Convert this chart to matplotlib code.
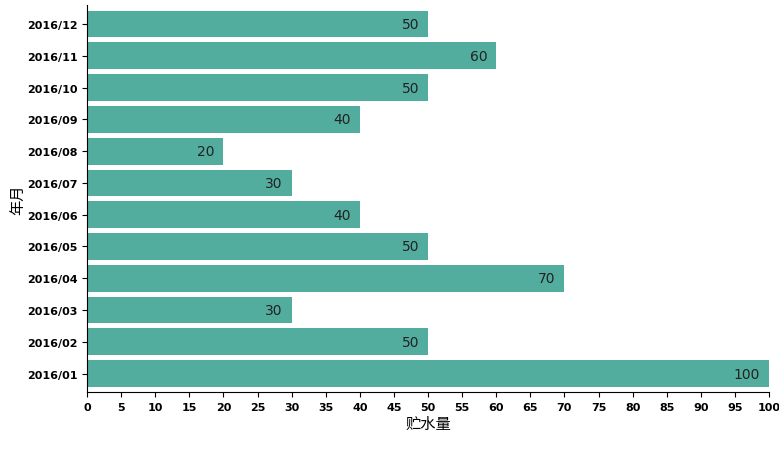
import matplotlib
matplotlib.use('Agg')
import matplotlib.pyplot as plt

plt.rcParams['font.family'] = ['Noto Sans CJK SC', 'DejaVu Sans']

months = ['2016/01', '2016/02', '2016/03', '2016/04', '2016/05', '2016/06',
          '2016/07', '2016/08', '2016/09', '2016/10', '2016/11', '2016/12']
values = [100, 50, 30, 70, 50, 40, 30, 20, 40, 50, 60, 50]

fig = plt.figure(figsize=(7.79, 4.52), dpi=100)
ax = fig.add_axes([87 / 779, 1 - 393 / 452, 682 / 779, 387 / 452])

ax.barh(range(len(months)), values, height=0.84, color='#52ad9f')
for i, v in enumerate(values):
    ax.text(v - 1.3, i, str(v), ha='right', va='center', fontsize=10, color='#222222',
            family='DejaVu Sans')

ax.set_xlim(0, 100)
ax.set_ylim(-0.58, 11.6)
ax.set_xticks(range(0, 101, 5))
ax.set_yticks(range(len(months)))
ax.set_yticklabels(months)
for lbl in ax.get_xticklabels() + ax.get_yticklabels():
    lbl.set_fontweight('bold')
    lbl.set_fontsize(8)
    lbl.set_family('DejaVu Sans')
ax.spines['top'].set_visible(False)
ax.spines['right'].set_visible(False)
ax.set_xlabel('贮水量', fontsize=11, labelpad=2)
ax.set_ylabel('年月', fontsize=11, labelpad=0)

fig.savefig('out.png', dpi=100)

==

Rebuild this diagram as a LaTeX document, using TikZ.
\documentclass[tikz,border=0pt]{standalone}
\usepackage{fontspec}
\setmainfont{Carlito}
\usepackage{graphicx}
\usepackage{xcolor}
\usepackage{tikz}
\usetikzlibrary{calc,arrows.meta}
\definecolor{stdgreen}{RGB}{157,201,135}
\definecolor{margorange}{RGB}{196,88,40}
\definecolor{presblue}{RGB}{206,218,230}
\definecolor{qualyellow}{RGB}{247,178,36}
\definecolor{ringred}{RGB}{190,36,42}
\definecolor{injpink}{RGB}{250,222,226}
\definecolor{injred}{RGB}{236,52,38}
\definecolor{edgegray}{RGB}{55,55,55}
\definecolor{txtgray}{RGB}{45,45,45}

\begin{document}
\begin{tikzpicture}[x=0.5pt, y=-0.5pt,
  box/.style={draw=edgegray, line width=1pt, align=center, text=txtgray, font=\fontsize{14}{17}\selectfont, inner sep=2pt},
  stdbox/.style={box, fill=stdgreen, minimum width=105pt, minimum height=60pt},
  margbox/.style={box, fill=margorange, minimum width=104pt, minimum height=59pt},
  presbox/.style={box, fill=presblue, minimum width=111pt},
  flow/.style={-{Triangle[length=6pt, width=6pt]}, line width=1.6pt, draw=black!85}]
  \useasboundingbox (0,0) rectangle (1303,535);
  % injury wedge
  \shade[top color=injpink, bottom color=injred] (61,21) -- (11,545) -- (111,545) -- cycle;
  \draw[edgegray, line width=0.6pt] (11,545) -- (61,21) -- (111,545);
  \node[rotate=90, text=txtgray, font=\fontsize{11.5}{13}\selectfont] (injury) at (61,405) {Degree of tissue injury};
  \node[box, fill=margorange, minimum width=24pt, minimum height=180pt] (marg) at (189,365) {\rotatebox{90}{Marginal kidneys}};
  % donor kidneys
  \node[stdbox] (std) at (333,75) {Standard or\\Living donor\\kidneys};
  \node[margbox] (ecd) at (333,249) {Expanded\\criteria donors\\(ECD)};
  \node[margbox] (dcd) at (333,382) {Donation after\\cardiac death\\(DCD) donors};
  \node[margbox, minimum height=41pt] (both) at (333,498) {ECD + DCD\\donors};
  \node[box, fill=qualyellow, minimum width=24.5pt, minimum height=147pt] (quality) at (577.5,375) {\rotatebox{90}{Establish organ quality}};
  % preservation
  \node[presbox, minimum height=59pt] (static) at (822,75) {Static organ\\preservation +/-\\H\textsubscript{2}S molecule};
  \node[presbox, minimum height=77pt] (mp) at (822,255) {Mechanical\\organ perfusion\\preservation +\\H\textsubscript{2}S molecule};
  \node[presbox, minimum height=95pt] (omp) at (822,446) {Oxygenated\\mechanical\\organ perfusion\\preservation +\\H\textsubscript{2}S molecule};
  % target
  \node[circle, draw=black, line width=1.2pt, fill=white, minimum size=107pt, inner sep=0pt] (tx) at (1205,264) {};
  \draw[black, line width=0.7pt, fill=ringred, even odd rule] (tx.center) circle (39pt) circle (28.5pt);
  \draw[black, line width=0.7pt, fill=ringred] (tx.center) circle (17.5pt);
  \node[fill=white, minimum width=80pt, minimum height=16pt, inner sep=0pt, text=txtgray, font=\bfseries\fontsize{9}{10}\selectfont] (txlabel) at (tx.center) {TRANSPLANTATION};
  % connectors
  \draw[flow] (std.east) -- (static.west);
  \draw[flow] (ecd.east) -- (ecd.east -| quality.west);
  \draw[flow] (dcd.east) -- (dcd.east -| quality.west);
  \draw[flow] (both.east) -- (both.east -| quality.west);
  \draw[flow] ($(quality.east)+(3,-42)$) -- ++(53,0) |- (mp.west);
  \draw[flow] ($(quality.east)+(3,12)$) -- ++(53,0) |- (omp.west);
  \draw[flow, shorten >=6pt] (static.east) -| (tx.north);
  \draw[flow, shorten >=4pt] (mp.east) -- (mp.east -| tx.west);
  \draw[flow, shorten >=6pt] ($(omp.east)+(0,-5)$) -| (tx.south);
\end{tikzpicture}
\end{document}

* * *

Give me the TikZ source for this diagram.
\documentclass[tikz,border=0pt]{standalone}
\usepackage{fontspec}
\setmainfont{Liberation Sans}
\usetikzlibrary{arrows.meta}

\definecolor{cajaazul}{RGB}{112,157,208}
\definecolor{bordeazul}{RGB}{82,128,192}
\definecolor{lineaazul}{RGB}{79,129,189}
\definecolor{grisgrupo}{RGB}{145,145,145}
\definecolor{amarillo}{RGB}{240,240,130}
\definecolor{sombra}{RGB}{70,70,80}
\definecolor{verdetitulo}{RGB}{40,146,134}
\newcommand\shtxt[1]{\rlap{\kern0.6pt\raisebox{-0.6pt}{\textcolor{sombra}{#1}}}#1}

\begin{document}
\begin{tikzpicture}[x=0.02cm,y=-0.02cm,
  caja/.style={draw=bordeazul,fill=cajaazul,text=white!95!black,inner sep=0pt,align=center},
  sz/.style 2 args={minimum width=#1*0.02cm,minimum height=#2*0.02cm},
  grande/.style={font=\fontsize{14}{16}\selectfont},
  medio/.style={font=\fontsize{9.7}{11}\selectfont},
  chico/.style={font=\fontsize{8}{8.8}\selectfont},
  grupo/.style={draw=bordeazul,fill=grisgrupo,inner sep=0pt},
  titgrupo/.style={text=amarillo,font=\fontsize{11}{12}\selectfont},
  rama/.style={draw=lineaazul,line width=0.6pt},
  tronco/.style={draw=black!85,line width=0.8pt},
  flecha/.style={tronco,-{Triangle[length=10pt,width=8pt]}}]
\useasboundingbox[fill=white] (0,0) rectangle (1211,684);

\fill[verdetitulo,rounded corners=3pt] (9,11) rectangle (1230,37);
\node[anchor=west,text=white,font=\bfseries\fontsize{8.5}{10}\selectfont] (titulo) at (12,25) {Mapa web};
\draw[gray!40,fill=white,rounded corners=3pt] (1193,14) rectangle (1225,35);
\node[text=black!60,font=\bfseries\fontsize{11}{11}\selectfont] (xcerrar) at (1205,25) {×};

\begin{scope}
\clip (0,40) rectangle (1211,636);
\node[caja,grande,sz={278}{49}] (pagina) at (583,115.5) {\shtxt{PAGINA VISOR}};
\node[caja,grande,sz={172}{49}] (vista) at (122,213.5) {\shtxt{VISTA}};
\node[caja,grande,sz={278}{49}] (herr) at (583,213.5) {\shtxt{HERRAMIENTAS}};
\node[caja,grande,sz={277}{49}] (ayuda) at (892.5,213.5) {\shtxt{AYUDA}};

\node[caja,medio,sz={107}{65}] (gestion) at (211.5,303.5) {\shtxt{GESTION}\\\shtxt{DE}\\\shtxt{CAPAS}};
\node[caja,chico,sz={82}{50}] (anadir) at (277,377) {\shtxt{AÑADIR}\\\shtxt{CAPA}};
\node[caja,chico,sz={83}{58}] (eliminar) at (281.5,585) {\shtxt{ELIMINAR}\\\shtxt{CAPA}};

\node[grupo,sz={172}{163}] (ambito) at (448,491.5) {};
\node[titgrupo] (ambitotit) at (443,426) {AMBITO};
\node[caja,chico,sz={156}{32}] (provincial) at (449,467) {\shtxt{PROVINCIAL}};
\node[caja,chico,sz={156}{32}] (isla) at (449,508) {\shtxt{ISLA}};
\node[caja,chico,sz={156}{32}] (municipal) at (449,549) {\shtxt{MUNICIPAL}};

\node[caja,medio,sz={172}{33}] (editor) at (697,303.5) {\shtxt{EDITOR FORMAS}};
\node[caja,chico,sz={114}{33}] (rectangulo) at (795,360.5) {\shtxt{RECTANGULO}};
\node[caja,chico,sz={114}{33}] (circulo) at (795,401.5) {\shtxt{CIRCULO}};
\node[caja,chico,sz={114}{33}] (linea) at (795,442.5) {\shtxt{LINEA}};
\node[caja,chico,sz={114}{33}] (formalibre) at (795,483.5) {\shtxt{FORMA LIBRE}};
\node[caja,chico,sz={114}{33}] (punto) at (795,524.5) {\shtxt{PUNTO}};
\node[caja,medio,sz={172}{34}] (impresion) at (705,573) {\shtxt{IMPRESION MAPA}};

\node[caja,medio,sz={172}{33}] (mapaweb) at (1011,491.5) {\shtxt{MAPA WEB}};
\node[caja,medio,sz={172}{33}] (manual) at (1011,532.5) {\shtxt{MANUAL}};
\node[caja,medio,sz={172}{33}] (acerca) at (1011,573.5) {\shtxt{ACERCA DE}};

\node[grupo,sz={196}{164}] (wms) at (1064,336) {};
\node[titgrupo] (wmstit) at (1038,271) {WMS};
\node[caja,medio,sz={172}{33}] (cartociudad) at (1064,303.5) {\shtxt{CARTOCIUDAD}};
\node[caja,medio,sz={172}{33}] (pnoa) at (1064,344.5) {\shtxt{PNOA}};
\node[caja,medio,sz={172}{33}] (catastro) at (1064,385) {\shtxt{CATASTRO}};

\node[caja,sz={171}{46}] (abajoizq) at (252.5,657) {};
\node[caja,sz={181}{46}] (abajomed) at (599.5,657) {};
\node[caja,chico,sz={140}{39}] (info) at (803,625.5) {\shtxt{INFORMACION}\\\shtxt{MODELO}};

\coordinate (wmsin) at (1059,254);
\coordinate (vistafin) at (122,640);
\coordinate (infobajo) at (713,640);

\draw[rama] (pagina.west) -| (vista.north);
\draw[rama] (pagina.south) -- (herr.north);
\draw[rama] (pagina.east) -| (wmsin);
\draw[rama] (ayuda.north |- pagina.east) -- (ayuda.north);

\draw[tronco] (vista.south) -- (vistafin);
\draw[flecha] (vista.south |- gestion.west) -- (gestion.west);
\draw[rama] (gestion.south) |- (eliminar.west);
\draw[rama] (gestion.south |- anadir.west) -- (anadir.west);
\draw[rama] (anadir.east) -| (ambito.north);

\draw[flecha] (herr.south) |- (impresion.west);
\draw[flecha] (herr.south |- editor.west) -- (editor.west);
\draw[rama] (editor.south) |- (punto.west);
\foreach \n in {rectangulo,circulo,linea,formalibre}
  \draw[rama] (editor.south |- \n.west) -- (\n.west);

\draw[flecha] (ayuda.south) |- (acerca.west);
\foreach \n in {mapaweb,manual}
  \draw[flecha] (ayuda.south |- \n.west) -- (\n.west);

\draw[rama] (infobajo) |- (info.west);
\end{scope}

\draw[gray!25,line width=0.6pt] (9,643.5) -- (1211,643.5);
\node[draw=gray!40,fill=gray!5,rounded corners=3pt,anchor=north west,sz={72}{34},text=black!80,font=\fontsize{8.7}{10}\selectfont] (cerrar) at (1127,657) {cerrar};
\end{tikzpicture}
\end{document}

AIM:
Nothing but the lines from the one containing "Convert this chart to matplotlib code." through the one containing "ax = fig.add_axes([87" should be echoed, each exactly as it stands; pictures are excluded.

WRITTEN RESPONSE:
Convert this chart to matplotlib code.
import matplotlib
matplotlib.use('Agg')
import matplotlib.pyplot as plt

plt.rcParams['font.family'] = ['Noto Sans CJK SC', 'DejaVu Sans']

months = ['2016/01', '2016/02', '2016/03', '2016/04', '2016/05', '2016/06',
          '2016/07', '2016/08', '2016/09', '2016/10', '2016/11', '2016/12']
values = [100, 50, 30, 70, 50, 40, 30, 20, 40, 50, 60, 50]

fig = plt.figure(figsize=(7.79, 4.52), dpi=100)
ax = fig.add_axes([87 / 779, 1 - 393 / 452, 682 / 779, 387 / 452])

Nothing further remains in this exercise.